As mothers, as seekers, as soul-bodied beings—we practice this every day. We don’t know how our children will turn out. We don’t know what tomorrow brings. We don’t know how the story ends.
And yet, we show up as love embodied. We hold space. We listen. We trust in the unfolding. This, too, is what it means to live in the image of the Creator: to hold the unknowing with tenderness, to let mystery midwife new life.
Maybe we’re not meant to fully know the beginning. Maybe the mystery is the point. Maybe faith was never meant to be a statue to defend, but a river to step into—ever moving, ever holy.
We live in a culture that rewards certainty—especially when it comes to faith. But when we demand concrete answers about things that were never meant to be boxed in, we risk turning our beliefs into idols. We trade relationship for control. We stop seeking. As Paul says, "Knowledge puffs up, but love builds up" (1 Corinthians 8:1).
Perhaps it’s no coincidence that even our education systems are designed to reward certainty and discourage sacred questioning.
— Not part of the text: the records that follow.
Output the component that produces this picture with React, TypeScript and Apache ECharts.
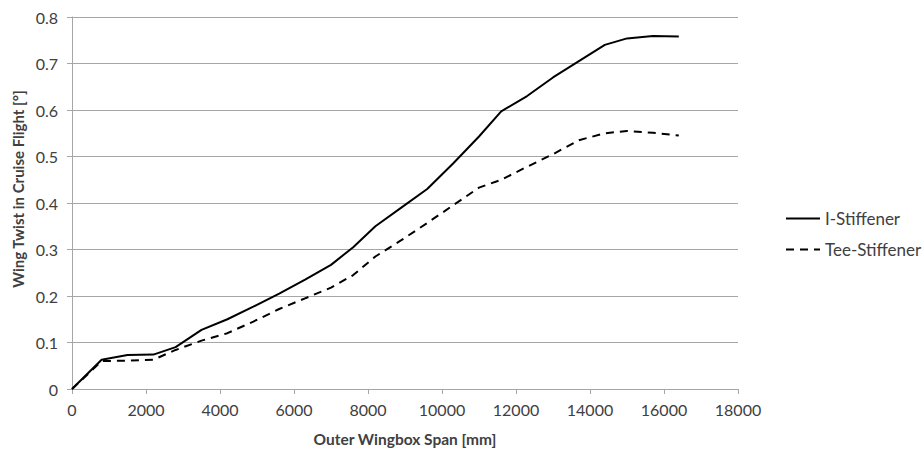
import React, { useEffect, useRef } from "react";
import * as echarts from "echarts";

const spanMm = [0, 800, 1500, 2200, 2800, 3500, 4200, 4900, 5600, 6300, 7000, 7600, 8200, 8900, 9600, 10300, 11000, 11600, 12300, 13000, 13700, 14400, 15000, 15700, 16400];
const iStiffener = [0, 0.063, 0.073, 0.074, 0.09, 0.127, 0.15, 0.177, 0.205, 0.235, 0.267, 0.305, 0.35, 0.39, 0.43, 0.485, 0.543, 0.597, 0.63, 0.67, 0.705, 0.74, 0.754, 0.759, 0.758];
const teeStiffener = [0, 0.06, 0.061, 0.063, 0.084, 0.104, 0.12, 0.145, 0.172, 0.195, 0.218, 0.245, 0.285, 0.32, 0.357, 0.395, 0.433, 0.45, 0.478, 0.505, 0.535, 0.55, 0.555, 0.551, 0.545];

const yTitle = "Wing Twist in Cruise Flight [°]";
const xTitle = "Outer Wingbox Span [mm]";

const FONT = "Lato, 'Open Sans', sans-serif";
const TXT = "#404040";

export default function App() {
  const ref = useRef<HTMLDivElement>(null);
  useEffect(() => {
    if (!ref.current) return;
    const chart = echarts.init(ref.current, undefined, { renderer: "svg" });
    chart.setOption({
      animation: false,
      textStyle: { fontFamily: FONT },
      grid: { left: 72, right: 185, top: 17, bottom: 61 },
      graphic: [
        {
          type: "text",
          x: 18,
          y: 189,
          rotation: Math.PI / 2,
          style: {
            text: yTitle,
            fill: TXT,
            font: `bold 15px ${FONT}`,
            textAlign: "center",
            textVerticalAlign: "middle",
          },
        },
      ],
      legend: {
        orient: "vertical",
        left: 780,
        top: 205,
        itemGap: 14,
        itemWidth: 34,
        itemHeight: 14,
        itemStyle: { opacity: 0 },
        textStyle: { color: TXT, fontSize: 17, fontFamily: FONT },
        data: ["I-Stiffener", "Tee-Stiffener"],
      },
      xAxis: {
        type: "value",
        min: 0,
        max: 18000,
        interval: 2000,
        name: xTitle,
        nameLocation: "middle",
        nameGap: 42,
        nameTextStyle: { color: TXT, fontSize: 15.5, fontWeight: "bold", fontFamily: FONT },
        axisLine: { show: true, lineStyle: { color: "#a6a6a6", width: 1 } },
        axisTick: { show: true, length: 5, lineStyle: { color: "#a6a6a6" } },
        axisLabel: { color: TXT, fontSize: 16, margin: 12, fontFamily: FONT, formatter: (v: number) => String(v) },
        splitLine: { show: false },
      },
      yAxis: {
        type: "value",
        min: 0,
        max: 0.8,
        interval: 0.1,
        axisLine: { show: true, lineStyle: { color: "#a6a6a6", width: 1 } },
        axisTick: { show: true, length: 5, lineStyle: { color: "#a6a6a6" } },
        axisLabel: {
          color: TXT,
          fontSize: 16,
          margin: 14,
          fontFamily: FONT,
          formatter: (v: number) => (v === 0 ? "0" : String(Math.round(v * 10) / 10)),
        },
        splitLine: { show: true, lineStyle: { color: "#a6a6a6", width: 1 } },
      },
      series: [
        {
          name: "I-Stiffener",
          type: "line",
          data: spanMm.map((x, i) => [x, iStiffener[i]]),
          showSymbol: false,
          symbol: "none",
          lineStyle: { color: "#000000", width: 2 },
          itemStyle: { color: "#000000" },
        },
        {
          name: "Tee-Stiffener",
          type: "line",
          data: spanMm.map((x, i) => [x, teeStiffener[i]]),
          showSymbol: false,
          symbol: "none",
          lineStyle: { color: "#000000", width: 2, type: [8, 6] },
          itemStyle: { color: "#000000" },
        },
      ],
    });
    return () => chart.dispose();
  }, []);
  return <div ref={ref} style={{ width: 923, height: 452, position: "absolute", left: 0, top: 0 }} />;
}
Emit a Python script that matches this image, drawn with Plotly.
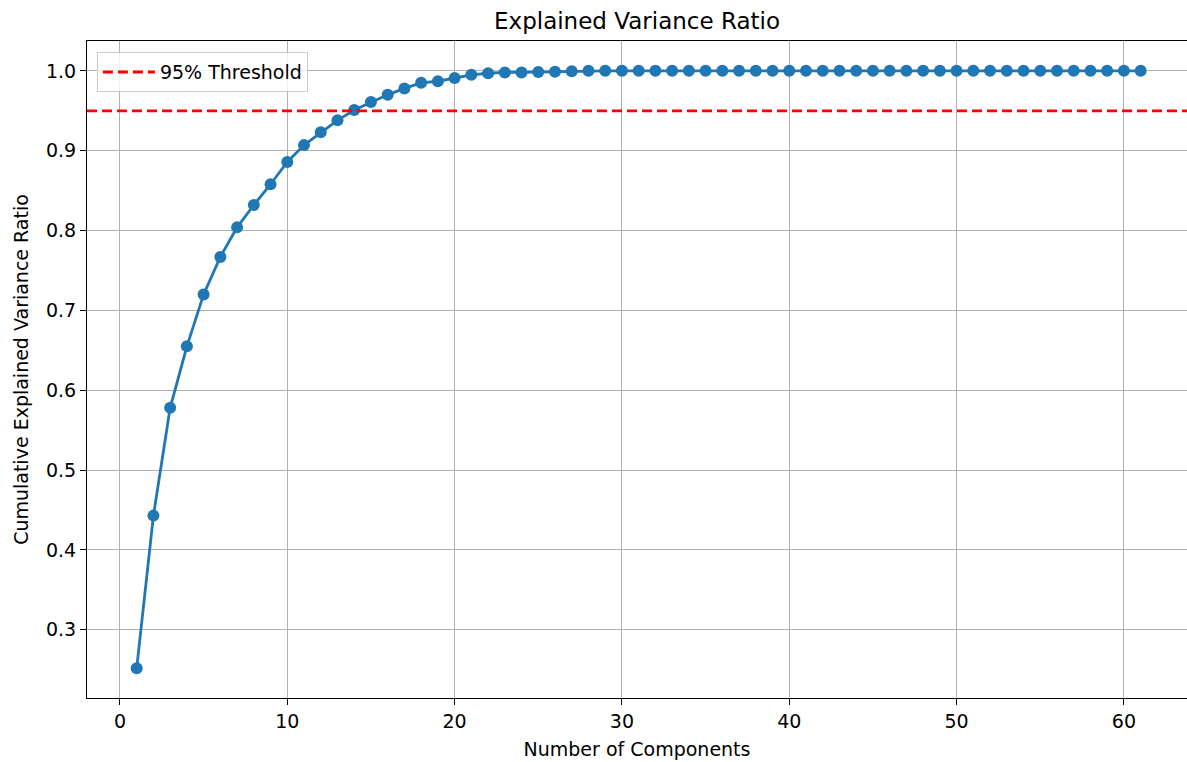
import plotly.graph_objects as go

# ---- data ----
components = list(range(1, 62))
cumulative_variance = [
    0.252, 0.443, 0.578, 0.655, 0.720, 0.767, 0.804, 0.832, 0.858, 0.886,
    0.907, 0.923, 0.938, 0.951, 0.961, 0.970, 0.978, 0.985, 0.987, 0.991,
    0.995, 0.997, 0.998, 0.998, 0.9985, 0.999, 0.9995, 1.0, 1.0, 1.0,
    1.0, 1.0, 1.0, 1.0, 1.0, 1.0, 1.0, 1.0, 1.0, 1.0,
    1.0, 1.0, 1.0, 1.0, 1.0, 1.0, 1.0, 1.0, 1.0, 1.0,
    1.0, 1.0, 1.0, 1.0, 1.0, 1.0, 1.0, 1.0, 1.0, 1.0,
    1.0,
]
threshold = 0.95
threshold_label = "95% Threshold"
x_ticks = [0, 10, 20, 30, 40, 50, 60]
y_ticks = [0.3, 0.4, 0.5, 0.6, 0.7, 0.8, 0.9, 1.0]

FONT = "DejaVu Sans"
W, H = 1187, 762
ML, MR, MT, MB = 87, 0, 41, 64

fig = go.Figure()
fig.add_trace(go.Scatter(
    x=components, y=cumulative_variance, mode="lines+markers",
    line=dict(color="#1f77b4", width=2.8),
    marker=dict(color="#1f77b4", size=12, line=dict(width=0)),
    showlegend=False, hoverinfo="skip",
))
# legend entry for the threshold line
fig.add_trace(go.Scatter(
    x=[None], y=[None], mode="lines", name=threshold_label,
    line=dict(color="red", width=2.8, dash="10px,5px"),
))
fig.add_hline(y=threshold, line=dict(color="red", width=2.8, dash="10px,5px"))

axis_common = dict(
    showline=True, linecolor="black", linewidth=1.2, mirror=True,
    ticks="outside", ticklen=6, tickwidth=1.2, tickcolor="black",
    showgrid=True, gridcolor="#b0b0b0", gridwidth=1.1,
    zeroline=False,
    tickfont=dict(family=FONT, size=19, color="black"),
)

fig.update_layout(
    width=W, height=H,
    margin=dict(l=ML, r=MR, t=MT, b=MB),
    paper_bgcolor="white", plot_bgcolor="white",
    font=dict(family=FONT, color="black"),
    title=dict(text="Explained Variance Ratio", x=0.5, xref="paper",
               y=1 - 21 / H, yref="container", yanchor="middle",
               font=dict(family=FONT, size=23, color="black")),
    xaxis=dict(axis_common, range=[-1.97, 63.77], tickvals=x_ticks,
               title=dict(text="Number of Components", standoff=11,
                          font=dict(family=FONT, size=19, color="black"))),
    yaxis=dict(axis_common, range=[0.2146, 1.0374], tickvals=y_ticks,
               tickformat=".1f",
               title=dict(text="Cumulative Explained Variance Ratio", standoff=12,
                          font=dict(family=FONT, size=19, color="black"))),
    legend=dict(x=0.009, y=0.983, xanchor="left", yanchor="top",
                itemwidth=52,
                bgcolor="rgba(255,255,255,0.8)", bordercolor="#cccccc",
                borderwidth=1, font=dict(family=FONT, size=19, color="black")),
)

fig.write_html("out.html", config={"displayModeBar": False},
               post_script="document.body.style.margin='0';")
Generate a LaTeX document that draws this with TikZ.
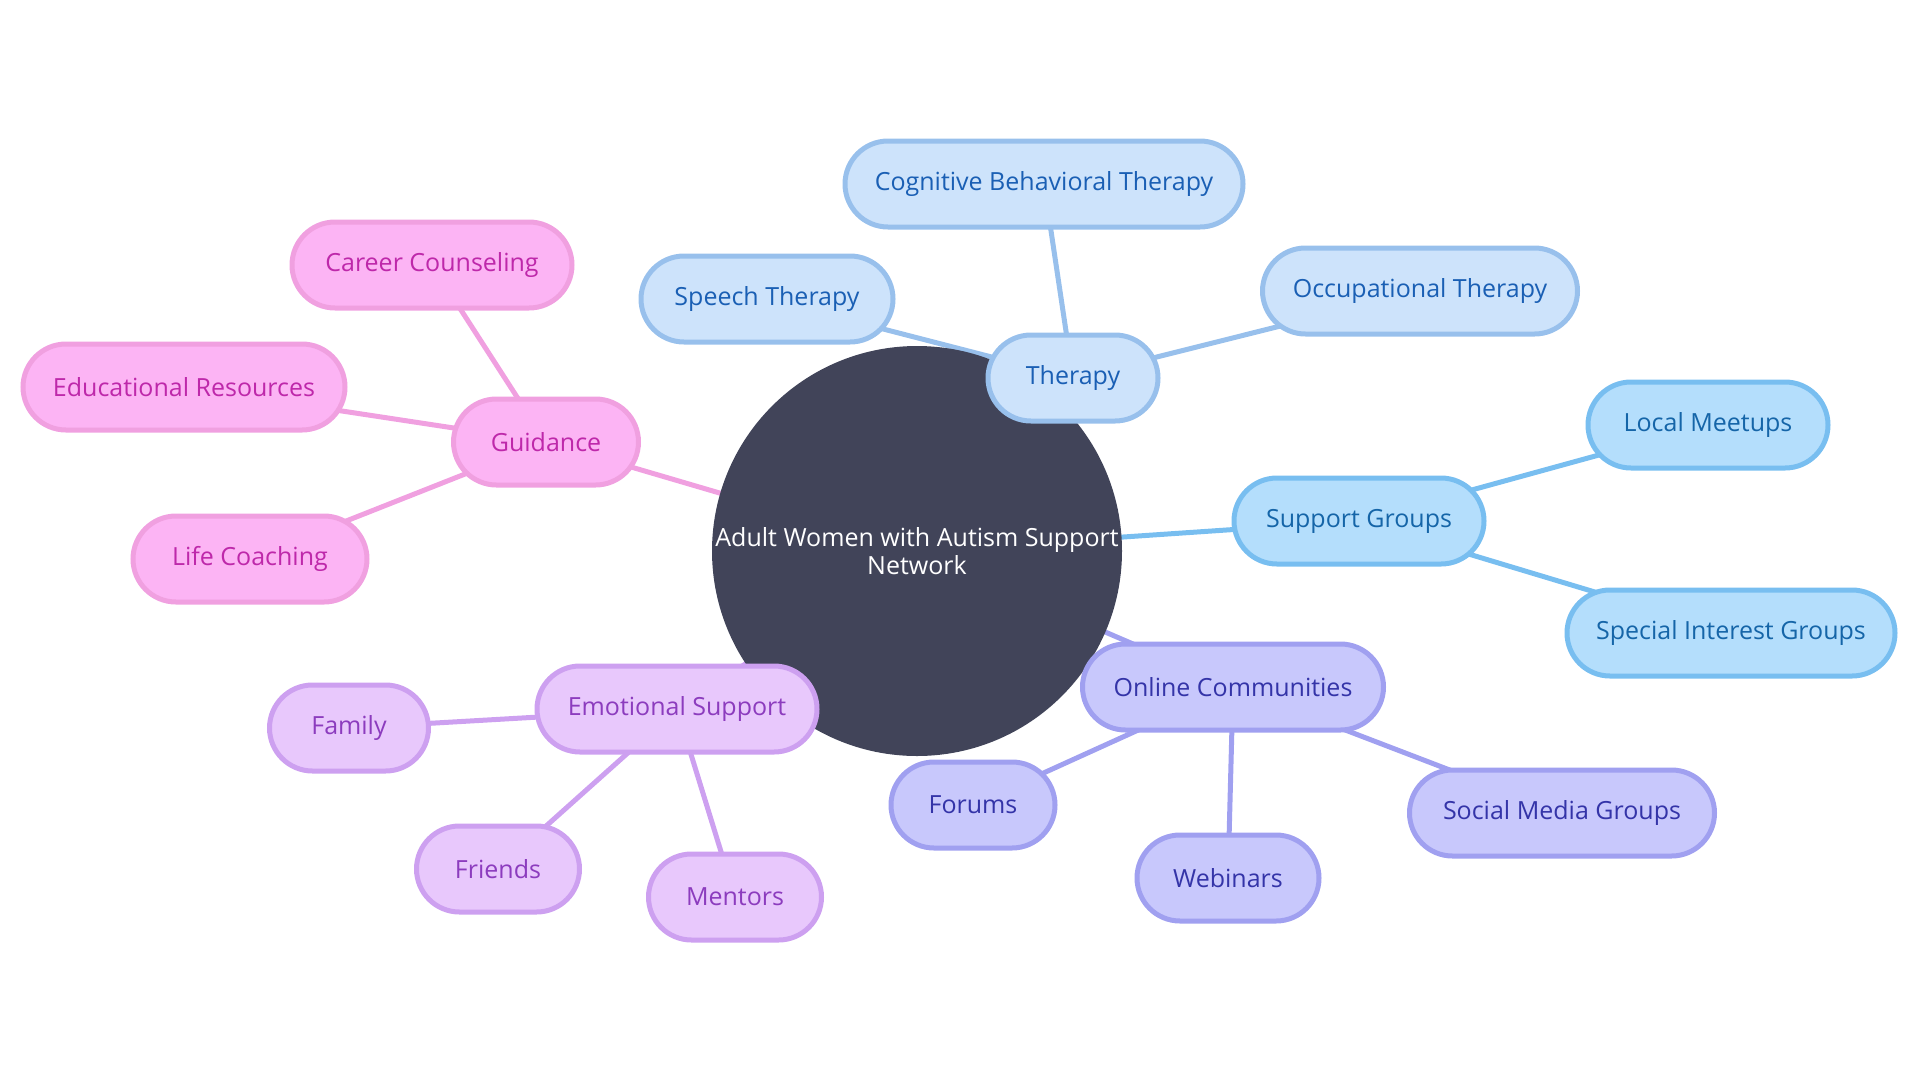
\documentclass[tikz,border=0pt]{standalone}
\usepackage{fontspec}
\setmainfont{Open Sans}
\usetikzlibrary{backgrounds}

\definecolor{rootfill}{HTML}{414459}
\definecolor{thfill}{HTML}{CDE3FB}
\definecolor{thline}{HTML}{98C0EC}
\definecolor{thtext}{HTML}{1A5FB4}
\definecolor{sgfill}{HTML}{B4DEFC}
\definecolor{sgline}{HTML}{78BEF0}
\definecolor{sgtext}{HTML}{1565A8}
\definecolor{ocfill}{HTML}{C8C8FC}
\definecolor{ocline}{HTML}{A0A0F0}
\definecolor{octext}{HTML}{3434A8}
\definecolor{esfill}{HTML}{E8C8FC}
\definecolor{esline}{HTML}{CDA0F0}
\definecolor{estext}{HTML}{8C3CBE}
\definecolor{gdfill}{HTML}{FCB4F4}
\definecolor{gdline}{HTML}{F0A0E0}
\definecolor{gdtext}{HTML}{BE28AA}

\begin{document}
\begin{tikzpicture}[x=1pt,y=-1pt,
  leaf/.style={draw,line width=5pt,rounded corners=43pt,minimum height=86pt,
    inner xsep=0pt,font=\fontsize{25}{30}\selectfont},
  therapybox/.style={leaf,fill=thfill,draw=thline,text=thtext},
  groupbox/.style={leaf,fill=sgfill,draw=sgline,text=sgtext},
  onlinebox/.style={leaf,fill=ocfill,draw=ocline,text=octext},
  emotionbox/.style={leaf,fill=esfill,draw=esline,text=estext},
  guidebox/.style={leaf,fill=gdfill,draw=gdline,text=gdtext},
  link/.style={line width=5pt}]

\useasboundingbox (0,0) rectangle (1920,1080);

\node[circle,fill=rootfill,minimum size=410pt,inner sep=0pt,text=white,align=center,
  font=\fontsize{25}{28}\selectfont] (root) at (917,551) {Adult Women with Autism Support\\Network};

\node[therapybox,minimum width=170pt] (therapy) at (1073,378) {Therapy};
\node[therapybox,minimum width=398pt] (cbt) at (1044,184) {Cognitive Behavioral Therapy};
\node[therapybox,minimum width=252pt] (speech) at (767,299) {Speech Therapy};
\node[therapybox,minimum width=315pt] (occupational) at (1420,291) {Occupational Therapy};

\node[groupbox,minimum width=250pt] (groups) at (1359,521) {Support Groups};
\node[groupbox,minimum width=240pt] (meetups) at (1708,425) {Local Meetups};
\node[groupbox,minimum width=328pt] (interest) at (1731,633) {Special Interest Groups};

\node[onlinebox,minimum width=301pt] (online) at (1233,687) {Online Communities};
\node[onlinebox,minimum width=164pt] (forums) at (973,805) {Forums};
\node[onlinebox,minimum width=182pt] (webinars) at (1228,878) {Webinars};
\node[onlinebox,minimum width=305pt] (social) at (1562,813) {Social Media Groups};

\node[emotionbox,minimum width=280pt] (emotional) at (677,709) {Emotional Support};
\node[emotionbox,minimum width=159pt] (family) at (349,728) {Family};
\node[emotionbox,minimum width=163pt] (friends) at (498,869) {Friends};
\node[emotionbox,minimum width=173pt] (mentors) at (735,897) {Mentors};

\node[guidebox,minimum width=185pt] (guidance) at (546,442) {Guidance};
\node[guidebox,minimum width=280pt] (career) at (432,265) {Career Counseling};
\node[guidebox,minimum width=322pt] (education) at (184,387) {Educational Resources};
\node[guidebox,minimum width=234pt] (coaching) at (250,559) {Life Coaching};

\begin{scope}[on background layer]
\draw[link,thline] (root)--(therapy.center);
\draw[link,thline] (therapy.center)--(cbt.center);
\draw[link,thline] (therapy.center)--(speech.center);
\draw[link,thline] (therapy.center)--(occupational.center);
\draw[link,sgline] (root.center)--(groups.center);
\draw[link,sgline] (groups.center)--(meetups.center);
\draw[link,sgline] (groups.center)--(interest.center);
\draw[link,ocline] (root.center)--(online.center);
\draw[link,ocline] (online.center)--(forums.center);
\draw[link,ocline] (online.center)--(webinars.center);
\draw[link,ocline] (online.center)--(social.center);
\draw[link,esline] (root.center)--(emotional.center);
\draw[link,esline] (emotional.center)--(family.center);
\draw[link,esline] (emotional.center)--(friends.center);
\draw[link,esline] (emotional.center)--(mentors.center);
\draw[link,gdline] (root.center)--(guidance.center);
\draw[link,gdline] (guidance.center)--(career.center);
\draw[link,gdline] (guidance.center)--(education.center);
\draw[link,gdline] (guidance.center)--(coaching.center);
\end{scope}

\end{tikzpicture}
\end{document}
From an early age, we’re taught that the right answer matters more than the wonder that birthed the question in the first place. And so, over time, our natural capacity for spiritual awe gets replaced with a desire to perform correctness. (More on this to come...)
Mindfulness, as Dr. Langer puts it, invites us back into the moment—into a deeper kind of noticing. Noticing what’s moving now. What’s being created now. Not needing to explain it all.
So I’m learning to let the mystery be. To trust that I don’t need to hold the whole story in order to be part of it. And that not knowing doesn’t make me less faithful—it makes me more present.
We don’t need all the answers to stay in wonder. We just need to stay open—to the mystery, to the unfolding, to the truth that the pen is still moving, and the Author is still writing.